I can't speak for Fargo, but I think I did find some new parts of myself in the last four or five days.
I'm writing this on Sunday night. It's about 11:00 here in Chicagoland, and I resisted writing all day. We got home early this afternoon, and I wanted to sit down and write about everything that happened in one huge, glowing stream of words. But I stopped.
I will go back and fill in the days we were out in the world, since the 25th, which, looking back, is the last entry I put in the diary here. But I'm not going to do it right this minute. I want to think about the week, feel it again. I don't want the effect to wear off just yet.
That happens to me.

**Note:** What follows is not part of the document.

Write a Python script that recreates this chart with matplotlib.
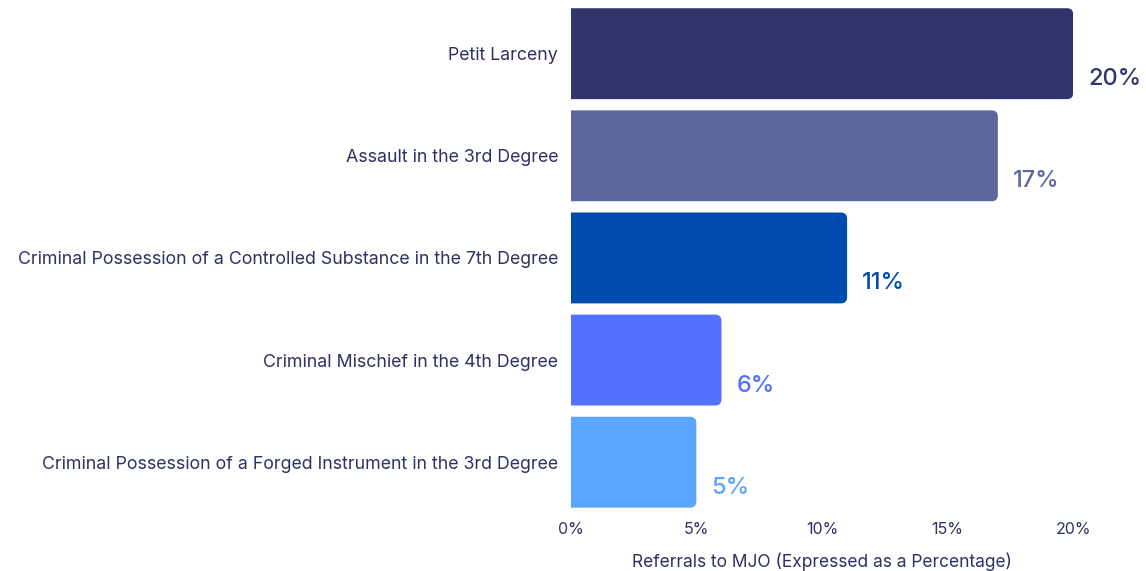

I retell stories and their effect on me wears off. It's like rubbing a coin over and over for luck, until one day you look at it, and over the years you've worn the date off, or maybe the tip of George's head, or Lincoln's head. You've affected the memory by revisiting it. That happened all during the end of 1995, after my parents died. Having to tell, or feeling as though I had to tell, the story... it became routine for me, almost a mantra. Everyone wanted to know and I didn't feel right in denying anyone their explanation, even if that meant that the sharpness, the intensity of it, the feeling, was gone for me.

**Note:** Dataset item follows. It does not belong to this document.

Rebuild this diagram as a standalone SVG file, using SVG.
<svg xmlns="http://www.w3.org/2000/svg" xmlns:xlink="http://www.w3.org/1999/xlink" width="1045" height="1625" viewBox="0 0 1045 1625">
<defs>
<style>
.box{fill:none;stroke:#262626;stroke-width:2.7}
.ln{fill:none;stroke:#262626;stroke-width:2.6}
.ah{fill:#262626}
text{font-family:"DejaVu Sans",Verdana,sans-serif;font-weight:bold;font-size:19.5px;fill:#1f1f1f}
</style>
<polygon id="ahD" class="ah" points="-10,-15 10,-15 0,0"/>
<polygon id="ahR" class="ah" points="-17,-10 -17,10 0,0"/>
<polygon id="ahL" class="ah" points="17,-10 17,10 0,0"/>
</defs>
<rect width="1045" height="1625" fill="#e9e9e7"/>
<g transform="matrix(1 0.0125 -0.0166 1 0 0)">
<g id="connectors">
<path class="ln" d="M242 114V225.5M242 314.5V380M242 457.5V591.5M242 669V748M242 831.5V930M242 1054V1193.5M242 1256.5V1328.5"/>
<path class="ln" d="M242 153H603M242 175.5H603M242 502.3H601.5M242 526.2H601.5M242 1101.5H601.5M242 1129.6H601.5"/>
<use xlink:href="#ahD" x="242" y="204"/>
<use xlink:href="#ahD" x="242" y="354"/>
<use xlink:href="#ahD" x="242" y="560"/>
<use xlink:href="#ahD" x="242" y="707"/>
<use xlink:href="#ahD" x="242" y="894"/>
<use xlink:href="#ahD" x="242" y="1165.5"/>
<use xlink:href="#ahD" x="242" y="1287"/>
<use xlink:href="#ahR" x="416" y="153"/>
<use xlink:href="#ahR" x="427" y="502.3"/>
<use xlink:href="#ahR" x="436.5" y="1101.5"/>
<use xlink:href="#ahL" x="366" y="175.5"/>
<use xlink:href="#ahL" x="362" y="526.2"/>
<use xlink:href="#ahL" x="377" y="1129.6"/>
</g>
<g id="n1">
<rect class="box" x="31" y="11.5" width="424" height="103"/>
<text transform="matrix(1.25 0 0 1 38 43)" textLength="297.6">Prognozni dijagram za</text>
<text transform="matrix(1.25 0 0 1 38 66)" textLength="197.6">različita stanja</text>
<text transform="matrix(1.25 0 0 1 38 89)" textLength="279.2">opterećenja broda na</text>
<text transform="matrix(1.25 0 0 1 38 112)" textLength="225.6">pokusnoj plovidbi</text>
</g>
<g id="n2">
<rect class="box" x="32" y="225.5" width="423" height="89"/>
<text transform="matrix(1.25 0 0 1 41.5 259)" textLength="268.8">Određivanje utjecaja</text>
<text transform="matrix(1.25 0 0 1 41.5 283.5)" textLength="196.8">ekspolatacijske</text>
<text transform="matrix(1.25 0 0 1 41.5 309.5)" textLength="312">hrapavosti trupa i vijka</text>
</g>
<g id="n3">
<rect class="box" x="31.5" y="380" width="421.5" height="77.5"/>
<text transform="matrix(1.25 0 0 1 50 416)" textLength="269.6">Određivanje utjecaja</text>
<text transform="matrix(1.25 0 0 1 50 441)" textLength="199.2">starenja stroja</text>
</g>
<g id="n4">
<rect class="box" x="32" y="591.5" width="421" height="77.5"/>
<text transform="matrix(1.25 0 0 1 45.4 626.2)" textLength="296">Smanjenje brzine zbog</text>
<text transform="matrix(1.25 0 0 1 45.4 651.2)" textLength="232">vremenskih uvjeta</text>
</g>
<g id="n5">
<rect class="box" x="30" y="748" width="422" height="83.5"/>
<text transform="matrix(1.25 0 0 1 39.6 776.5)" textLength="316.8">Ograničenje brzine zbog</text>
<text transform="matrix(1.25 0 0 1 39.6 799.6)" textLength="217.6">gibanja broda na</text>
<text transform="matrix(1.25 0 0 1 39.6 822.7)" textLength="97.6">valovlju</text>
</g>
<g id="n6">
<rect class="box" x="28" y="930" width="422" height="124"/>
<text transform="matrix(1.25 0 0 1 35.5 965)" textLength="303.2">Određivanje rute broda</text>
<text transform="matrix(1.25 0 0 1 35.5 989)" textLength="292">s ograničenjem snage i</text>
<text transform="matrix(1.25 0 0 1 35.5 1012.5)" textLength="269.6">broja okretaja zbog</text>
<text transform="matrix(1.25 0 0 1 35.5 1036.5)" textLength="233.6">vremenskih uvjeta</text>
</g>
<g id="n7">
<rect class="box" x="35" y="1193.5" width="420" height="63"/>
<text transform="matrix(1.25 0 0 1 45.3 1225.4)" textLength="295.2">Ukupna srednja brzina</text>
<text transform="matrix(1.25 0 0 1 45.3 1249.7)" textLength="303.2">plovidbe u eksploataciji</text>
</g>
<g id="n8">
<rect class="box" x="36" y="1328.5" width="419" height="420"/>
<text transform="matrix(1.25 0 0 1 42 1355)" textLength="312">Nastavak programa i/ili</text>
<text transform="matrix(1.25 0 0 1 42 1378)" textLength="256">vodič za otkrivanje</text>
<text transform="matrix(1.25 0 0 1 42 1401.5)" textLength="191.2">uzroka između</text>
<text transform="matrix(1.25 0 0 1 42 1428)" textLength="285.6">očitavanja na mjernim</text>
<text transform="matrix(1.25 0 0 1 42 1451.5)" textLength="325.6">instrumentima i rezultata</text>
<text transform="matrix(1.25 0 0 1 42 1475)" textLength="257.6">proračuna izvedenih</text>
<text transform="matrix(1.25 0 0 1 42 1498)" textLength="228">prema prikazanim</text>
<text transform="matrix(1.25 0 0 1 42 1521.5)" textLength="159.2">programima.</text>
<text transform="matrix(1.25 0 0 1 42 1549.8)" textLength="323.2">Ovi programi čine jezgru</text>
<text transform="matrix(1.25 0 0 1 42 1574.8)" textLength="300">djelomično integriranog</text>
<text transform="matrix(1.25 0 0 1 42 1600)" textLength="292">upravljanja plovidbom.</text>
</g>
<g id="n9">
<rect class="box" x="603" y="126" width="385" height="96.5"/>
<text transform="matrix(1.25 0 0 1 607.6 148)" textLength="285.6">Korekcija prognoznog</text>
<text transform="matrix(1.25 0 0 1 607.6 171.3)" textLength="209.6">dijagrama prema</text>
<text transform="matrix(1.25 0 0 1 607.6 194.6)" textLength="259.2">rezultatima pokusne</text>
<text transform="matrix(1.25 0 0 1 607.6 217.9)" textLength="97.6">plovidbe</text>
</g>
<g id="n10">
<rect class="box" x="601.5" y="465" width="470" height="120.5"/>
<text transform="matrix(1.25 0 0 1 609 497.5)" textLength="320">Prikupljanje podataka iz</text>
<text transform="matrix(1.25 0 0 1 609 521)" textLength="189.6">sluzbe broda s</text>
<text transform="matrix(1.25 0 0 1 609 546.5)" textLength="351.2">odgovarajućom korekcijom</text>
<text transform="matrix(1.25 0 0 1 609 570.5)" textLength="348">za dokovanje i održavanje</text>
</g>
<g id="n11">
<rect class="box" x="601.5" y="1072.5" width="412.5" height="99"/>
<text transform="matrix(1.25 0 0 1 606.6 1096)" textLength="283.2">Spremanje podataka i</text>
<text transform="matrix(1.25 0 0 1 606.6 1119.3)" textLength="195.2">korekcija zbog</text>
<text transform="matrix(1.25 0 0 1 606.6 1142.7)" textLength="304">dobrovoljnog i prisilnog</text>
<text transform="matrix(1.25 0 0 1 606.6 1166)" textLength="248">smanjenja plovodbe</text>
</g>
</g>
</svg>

So I'll keep my stories for me for a few days, and I'll gradually go back and put them in their correct places. I might mention them in the "current" entries, but don't depend on it. Stop back at the entries for the 26th through the 29th, and see what you can find. I'll try to figure out a way to make sure that the noses don't get worn away from the retelling.
I have a job to go to tomorrow, and I have a bed to go to right now. It's a new month, it's a new day, it's time to go forward.
Where in the world have 300 readers come from?